Yoga Therapy Approach
Yoga therapy is the adaptation of yoga practices for people with health challenges. Yoga therapists prescribe specific regimens of postures, breathing exercises, and relaxation techniques to suit individual needs. Medical research shows that Yoga therapy is among the most effective complementary therapies for several common aliments. The challenges may be an illness, a temporary condition like pregnancy or childbirth, or a chronic condition associated with old age or infirmity.
Yoga therapy is of modern coinage and represents a first effort to integrate traditional yogic concepts and techniques with Western medical and psychological knowledge. Whereas traditional Yoga is primarily concerned with personal transcendence on the part of a "normal" or healthy individual, Yoga therapy aims at the holistic treatment of various kinds of psychological or somatic dysfunctions ranging from back problems to emotional distress.
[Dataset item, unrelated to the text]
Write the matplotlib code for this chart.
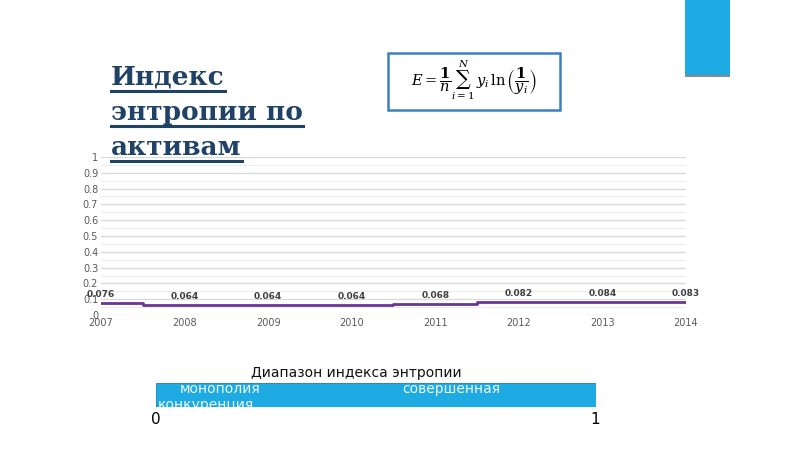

Both approaches, however, share an understanding of the human being as an integrated body-mind system, which can function optimally only when there is a state of dynamic balance.
Yoga Therapy vs Yoga Class
Many people first learn about yoga through its physical practices, but a common misconception is that it’s all about stretching or movement. In fact, yoga therapy can help people who can’t move at all, as well as active individuals!
The yogic model of health is unique because it addresses every aspect of life rather than considering each body part or system separately. Yoga therapy is a safe way of working with the natural capacity of your body and mind to optimize well-being.
A general public yoga class can certainly ease everyday aches, pains, and mood complaints. But a yoga therapy session, whether one-to-one or in a small group, goes much further because it is tailored to the individual.
What is Yoga Therapy?
Medical research shows that Yoga therapy is among the most effective complementary therapies for several common aliments. The profession embodies the breadth of scope and adaptability to remain grounded in its roots while incorporating other philosophical and scientific material. It links key yoga therapy concepts to philosophical and neurophysiological ideas such as phenomenology, eudemonic well-being, ethical inquiry, polyvagal theory, interoception, top-down and bottom up regulation, and resilience.